(Rows from a dataset of charts and code)
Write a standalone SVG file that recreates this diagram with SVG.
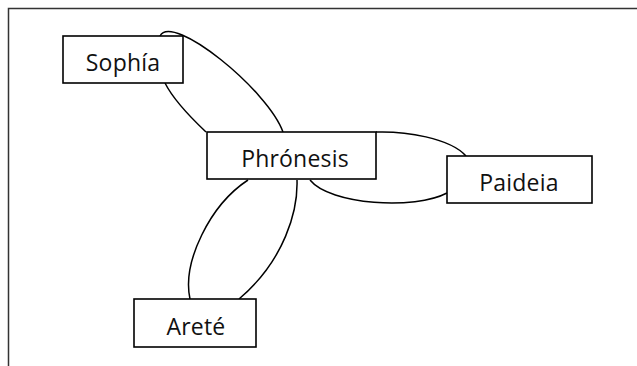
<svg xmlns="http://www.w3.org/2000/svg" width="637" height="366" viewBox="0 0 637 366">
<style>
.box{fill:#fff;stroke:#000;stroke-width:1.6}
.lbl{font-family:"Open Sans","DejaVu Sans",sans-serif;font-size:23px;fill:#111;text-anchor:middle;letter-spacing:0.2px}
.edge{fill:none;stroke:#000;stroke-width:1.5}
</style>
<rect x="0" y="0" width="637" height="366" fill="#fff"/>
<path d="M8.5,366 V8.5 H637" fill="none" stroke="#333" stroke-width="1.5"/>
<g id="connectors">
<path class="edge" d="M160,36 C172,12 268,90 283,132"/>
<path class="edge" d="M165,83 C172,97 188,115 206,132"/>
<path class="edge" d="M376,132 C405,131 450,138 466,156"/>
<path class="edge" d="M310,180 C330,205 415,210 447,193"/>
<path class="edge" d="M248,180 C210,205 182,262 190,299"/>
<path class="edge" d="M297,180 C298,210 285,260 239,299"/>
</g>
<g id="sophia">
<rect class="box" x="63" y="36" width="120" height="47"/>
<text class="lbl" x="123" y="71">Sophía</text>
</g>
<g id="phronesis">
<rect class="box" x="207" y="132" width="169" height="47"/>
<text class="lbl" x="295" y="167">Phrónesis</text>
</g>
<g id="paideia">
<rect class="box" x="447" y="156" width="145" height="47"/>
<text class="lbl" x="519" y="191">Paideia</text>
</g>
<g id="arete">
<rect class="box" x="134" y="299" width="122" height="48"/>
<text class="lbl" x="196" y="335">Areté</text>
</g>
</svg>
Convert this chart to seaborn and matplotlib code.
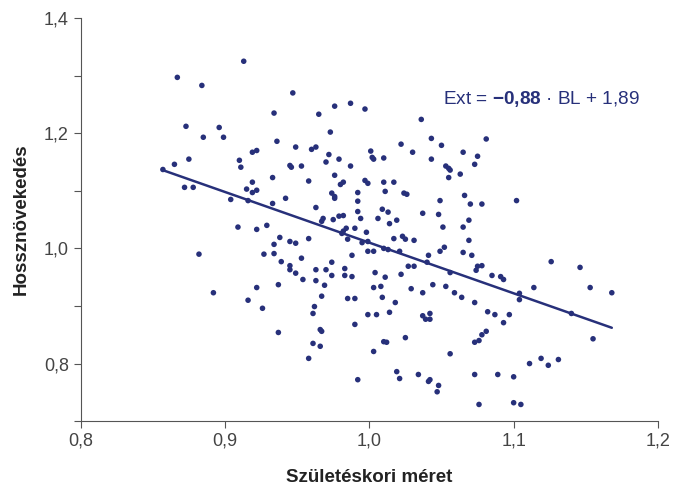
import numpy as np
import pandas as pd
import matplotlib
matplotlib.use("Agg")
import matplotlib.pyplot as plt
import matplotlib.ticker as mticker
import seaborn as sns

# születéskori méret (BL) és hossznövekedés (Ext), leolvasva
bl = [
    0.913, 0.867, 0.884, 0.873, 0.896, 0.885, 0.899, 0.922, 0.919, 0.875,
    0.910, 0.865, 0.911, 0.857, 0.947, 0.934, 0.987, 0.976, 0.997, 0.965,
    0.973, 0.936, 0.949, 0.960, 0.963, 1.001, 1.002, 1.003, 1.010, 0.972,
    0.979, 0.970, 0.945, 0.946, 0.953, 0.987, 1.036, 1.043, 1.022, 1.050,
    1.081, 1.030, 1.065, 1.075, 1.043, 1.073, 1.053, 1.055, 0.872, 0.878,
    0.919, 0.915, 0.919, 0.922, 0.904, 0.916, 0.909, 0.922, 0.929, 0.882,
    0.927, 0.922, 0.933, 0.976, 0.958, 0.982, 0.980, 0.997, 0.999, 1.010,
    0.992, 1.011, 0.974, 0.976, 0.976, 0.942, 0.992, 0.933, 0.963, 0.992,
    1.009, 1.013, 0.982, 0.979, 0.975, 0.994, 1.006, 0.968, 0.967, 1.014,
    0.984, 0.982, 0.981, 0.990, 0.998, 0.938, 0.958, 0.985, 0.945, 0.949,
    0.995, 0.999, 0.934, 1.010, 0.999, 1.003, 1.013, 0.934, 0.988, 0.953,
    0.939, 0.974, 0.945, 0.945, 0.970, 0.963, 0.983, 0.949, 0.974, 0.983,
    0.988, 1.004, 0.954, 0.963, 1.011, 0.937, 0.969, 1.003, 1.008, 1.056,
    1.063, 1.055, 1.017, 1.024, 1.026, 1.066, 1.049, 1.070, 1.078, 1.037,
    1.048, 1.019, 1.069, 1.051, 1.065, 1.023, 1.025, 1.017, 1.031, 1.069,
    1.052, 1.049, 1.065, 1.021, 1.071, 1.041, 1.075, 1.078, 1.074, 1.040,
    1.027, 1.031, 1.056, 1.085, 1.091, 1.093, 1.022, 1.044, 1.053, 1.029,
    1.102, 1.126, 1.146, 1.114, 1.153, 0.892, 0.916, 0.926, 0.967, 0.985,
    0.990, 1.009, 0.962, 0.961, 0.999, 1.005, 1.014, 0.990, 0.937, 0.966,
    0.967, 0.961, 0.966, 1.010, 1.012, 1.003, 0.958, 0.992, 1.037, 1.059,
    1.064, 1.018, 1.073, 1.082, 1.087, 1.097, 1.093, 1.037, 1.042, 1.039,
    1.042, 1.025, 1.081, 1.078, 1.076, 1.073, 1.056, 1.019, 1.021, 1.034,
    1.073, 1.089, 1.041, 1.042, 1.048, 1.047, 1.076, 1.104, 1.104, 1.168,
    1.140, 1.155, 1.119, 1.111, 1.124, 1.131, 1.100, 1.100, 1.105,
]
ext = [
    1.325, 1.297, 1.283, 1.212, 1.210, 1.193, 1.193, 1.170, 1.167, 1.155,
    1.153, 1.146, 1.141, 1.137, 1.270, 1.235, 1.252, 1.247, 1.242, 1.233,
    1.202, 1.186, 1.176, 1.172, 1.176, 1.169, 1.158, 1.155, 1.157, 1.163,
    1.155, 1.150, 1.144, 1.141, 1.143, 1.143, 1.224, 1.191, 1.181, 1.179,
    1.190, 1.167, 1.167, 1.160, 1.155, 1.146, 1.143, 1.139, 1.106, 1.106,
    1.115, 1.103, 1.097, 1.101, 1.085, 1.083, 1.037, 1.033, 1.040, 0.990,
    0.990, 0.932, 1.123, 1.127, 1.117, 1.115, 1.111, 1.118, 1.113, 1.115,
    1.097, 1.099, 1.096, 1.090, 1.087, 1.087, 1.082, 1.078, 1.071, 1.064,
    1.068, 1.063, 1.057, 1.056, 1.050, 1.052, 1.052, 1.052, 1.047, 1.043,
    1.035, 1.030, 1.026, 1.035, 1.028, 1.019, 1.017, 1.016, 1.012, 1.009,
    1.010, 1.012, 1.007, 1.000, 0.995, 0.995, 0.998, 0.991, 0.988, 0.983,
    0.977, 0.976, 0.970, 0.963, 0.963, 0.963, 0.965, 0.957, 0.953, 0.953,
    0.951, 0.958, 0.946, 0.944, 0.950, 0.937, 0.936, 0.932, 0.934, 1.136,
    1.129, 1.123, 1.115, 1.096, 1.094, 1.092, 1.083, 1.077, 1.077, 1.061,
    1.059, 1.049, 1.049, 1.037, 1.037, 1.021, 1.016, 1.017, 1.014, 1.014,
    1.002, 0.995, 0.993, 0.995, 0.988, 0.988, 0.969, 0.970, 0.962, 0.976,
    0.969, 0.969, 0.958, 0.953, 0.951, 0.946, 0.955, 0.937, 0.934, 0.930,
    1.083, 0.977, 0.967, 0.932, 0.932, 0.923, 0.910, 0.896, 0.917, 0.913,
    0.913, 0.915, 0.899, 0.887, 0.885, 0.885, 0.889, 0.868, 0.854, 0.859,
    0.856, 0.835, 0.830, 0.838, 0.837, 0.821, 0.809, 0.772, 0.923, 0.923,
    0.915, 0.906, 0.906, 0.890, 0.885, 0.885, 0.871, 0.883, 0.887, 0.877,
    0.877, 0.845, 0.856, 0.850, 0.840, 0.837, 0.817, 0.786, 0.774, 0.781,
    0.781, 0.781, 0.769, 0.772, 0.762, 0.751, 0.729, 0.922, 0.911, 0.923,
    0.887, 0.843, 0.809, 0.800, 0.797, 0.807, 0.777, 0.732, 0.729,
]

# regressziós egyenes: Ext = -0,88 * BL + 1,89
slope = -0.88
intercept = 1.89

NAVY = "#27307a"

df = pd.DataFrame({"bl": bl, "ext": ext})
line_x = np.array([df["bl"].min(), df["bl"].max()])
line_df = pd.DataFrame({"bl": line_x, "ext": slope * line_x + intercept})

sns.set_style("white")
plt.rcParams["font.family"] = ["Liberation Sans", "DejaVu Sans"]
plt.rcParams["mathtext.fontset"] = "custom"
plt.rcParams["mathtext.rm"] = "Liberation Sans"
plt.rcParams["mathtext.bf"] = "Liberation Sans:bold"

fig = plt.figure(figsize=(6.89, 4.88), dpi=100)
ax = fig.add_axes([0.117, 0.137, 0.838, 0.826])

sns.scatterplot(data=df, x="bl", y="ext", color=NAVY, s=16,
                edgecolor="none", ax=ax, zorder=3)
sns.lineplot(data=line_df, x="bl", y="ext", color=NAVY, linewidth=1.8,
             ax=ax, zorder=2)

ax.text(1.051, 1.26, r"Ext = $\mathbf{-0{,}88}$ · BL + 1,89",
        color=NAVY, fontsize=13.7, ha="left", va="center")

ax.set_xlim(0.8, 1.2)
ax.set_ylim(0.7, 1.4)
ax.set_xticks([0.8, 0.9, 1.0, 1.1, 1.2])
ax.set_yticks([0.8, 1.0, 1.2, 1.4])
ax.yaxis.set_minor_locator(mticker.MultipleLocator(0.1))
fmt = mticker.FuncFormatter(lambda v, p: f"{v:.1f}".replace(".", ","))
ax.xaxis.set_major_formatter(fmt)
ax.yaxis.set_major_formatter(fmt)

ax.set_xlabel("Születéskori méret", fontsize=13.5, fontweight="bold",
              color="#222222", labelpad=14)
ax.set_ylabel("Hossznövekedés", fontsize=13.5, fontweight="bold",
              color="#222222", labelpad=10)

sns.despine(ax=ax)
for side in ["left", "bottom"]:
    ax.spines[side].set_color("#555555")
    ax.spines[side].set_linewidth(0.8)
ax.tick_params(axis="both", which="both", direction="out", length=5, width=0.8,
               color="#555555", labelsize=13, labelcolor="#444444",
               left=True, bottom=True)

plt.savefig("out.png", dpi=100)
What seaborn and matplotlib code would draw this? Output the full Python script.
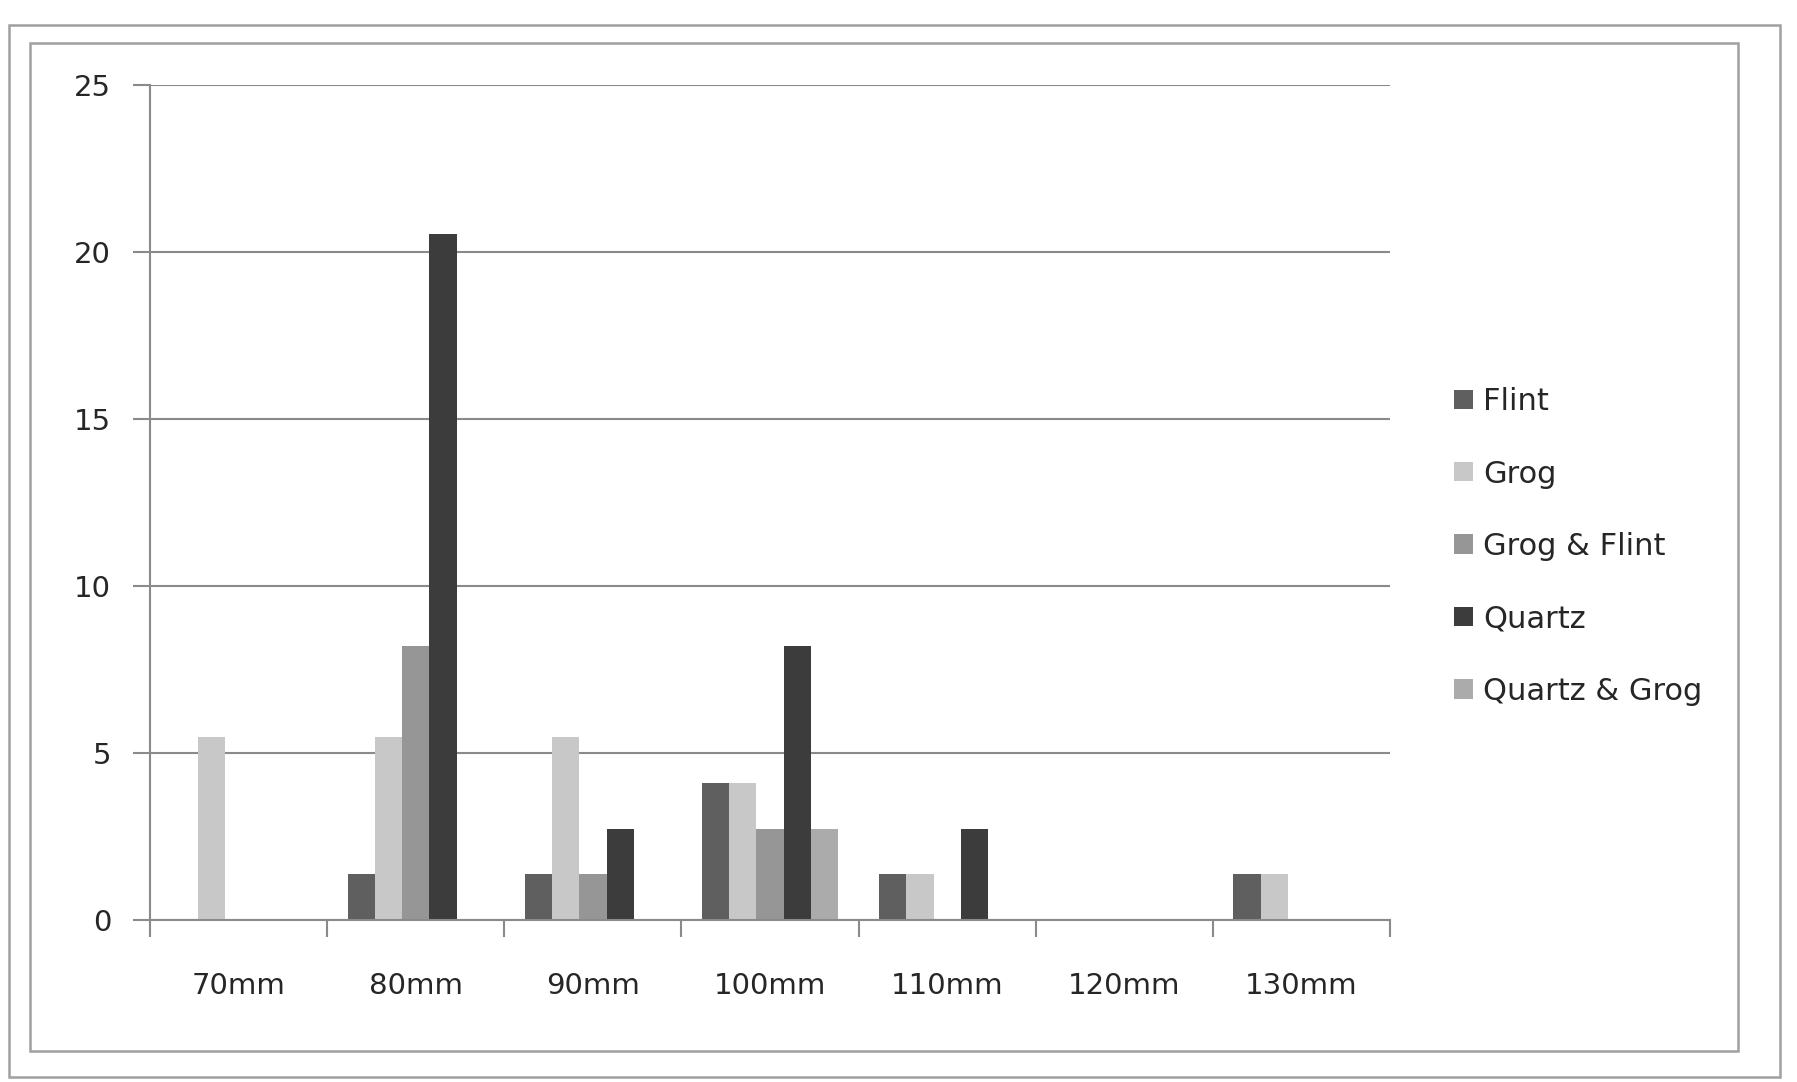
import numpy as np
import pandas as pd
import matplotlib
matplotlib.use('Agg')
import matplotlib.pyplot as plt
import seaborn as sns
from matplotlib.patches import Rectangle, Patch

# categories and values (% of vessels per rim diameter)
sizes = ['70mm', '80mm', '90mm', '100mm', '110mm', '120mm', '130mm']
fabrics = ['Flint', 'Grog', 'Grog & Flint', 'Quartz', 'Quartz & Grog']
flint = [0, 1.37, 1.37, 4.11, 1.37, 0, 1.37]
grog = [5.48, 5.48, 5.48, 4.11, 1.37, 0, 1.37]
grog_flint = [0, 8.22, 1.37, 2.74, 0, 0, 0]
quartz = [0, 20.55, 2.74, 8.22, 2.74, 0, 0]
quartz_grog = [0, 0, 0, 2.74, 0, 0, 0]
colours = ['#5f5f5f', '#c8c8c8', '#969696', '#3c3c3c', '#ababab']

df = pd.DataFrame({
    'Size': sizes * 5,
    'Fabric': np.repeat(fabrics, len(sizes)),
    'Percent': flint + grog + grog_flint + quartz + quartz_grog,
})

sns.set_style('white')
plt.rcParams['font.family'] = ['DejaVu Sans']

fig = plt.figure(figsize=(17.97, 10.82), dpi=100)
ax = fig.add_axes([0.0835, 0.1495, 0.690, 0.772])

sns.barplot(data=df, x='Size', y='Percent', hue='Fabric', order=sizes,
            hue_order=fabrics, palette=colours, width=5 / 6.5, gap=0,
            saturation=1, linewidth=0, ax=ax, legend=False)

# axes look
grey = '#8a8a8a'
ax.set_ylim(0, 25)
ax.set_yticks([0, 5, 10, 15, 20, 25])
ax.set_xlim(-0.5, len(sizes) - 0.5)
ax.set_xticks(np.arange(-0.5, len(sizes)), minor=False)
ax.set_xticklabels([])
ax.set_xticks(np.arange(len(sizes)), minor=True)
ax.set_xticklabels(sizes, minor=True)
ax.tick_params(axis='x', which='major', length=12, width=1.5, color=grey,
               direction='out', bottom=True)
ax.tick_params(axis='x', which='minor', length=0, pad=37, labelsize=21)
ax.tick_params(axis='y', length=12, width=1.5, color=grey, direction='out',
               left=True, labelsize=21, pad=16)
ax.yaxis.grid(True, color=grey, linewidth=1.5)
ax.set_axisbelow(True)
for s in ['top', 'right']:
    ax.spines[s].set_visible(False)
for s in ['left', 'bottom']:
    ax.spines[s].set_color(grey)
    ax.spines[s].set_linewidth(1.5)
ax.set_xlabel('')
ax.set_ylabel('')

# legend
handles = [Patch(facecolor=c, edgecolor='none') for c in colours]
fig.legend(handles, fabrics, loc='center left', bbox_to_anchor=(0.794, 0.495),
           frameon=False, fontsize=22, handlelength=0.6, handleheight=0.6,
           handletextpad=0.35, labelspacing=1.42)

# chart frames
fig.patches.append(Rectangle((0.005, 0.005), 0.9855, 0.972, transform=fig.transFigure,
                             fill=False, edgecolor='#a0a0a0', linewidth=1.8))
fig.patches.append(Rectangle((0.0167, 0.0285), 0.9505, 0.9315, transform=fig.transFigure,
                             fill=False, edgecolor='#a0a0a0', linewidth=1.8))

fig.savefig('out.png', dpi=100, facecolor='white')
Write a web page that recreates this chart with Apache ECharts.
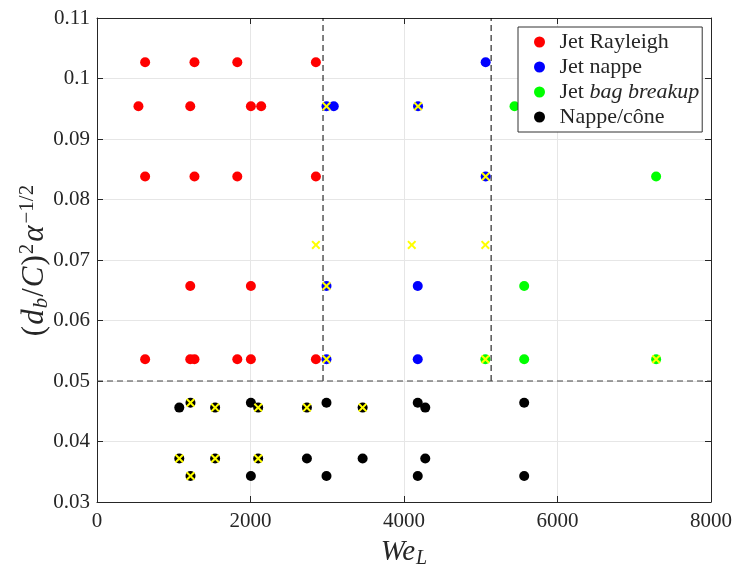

◆ **Work required**
Copy the part that starts at the line with "What seaborn and" and finishes at the line with "saturation=1, linewidth=0, ax=ax, legend=False)", both included, and nothing more. Pictures are left out.

◆ **Answer to this exercise**
What seaborn and matplotlib code would draw this? Output the full Python script.
import numpy as np
import pandas as pd
import matplotlib
matplotlib.use('Agg')
import matplotlib.pyplot as plt
import seaborn as sns
from matplotlib.patches import Rectangle, Patch

# categories and values (% of vessels per rim diameter)
sizes = ['70mm', '80mm', '90mm', '100mm', '110mm', '120mm', '130mm']
fabrics = ['Flint', 'Grog', 'Grog & Flint', 'Quartz', 'Quartz & Grog']
flint = [0, 1.37, 1.37, 4.11, 1.37, 0, 1.37]
grog = [5.48, 5.48, 5.48, 4.11, 1.37, 0, 1.37]
grog_flint = [0, 8.22, 1.37, 2.74, 0, 0, 0]
quartz = [0, 20.55, 2.74, 8.22, 2.74, 0, 0]
quartz_grog = [0, 0, 0, 2.74, 0, 0, 0]
colours = ['#5f5f5f', '#c8c8c8', '#969696', '#3c3c3c', '#ababab']

df = pd.DataFrame({
    'Size': sizes * 5,
    'Fabric': np.repeat(fabrics, len(sizes)),
    'Percent': flint + grog + grog_flint + quartz + quartz_grog,
})

sns.set_style('white')
plt.rcParams['font.family'] = ['DejaVu Sans']

fig = plt.figure(figsize=(17.97, 10.82), dpi=100)
ax = fig.add_axes([0.0835, 0.1495, 0.690, 0.772])

sns.barplot(data=df, x='Size', y='Percent', hue='Fabric', order=sizes,
            hue_order=fabrics, palette=colours, width=5 / 6.5, gap=0,
            saturation=1, linewidth=0, ax=ax, legend=False)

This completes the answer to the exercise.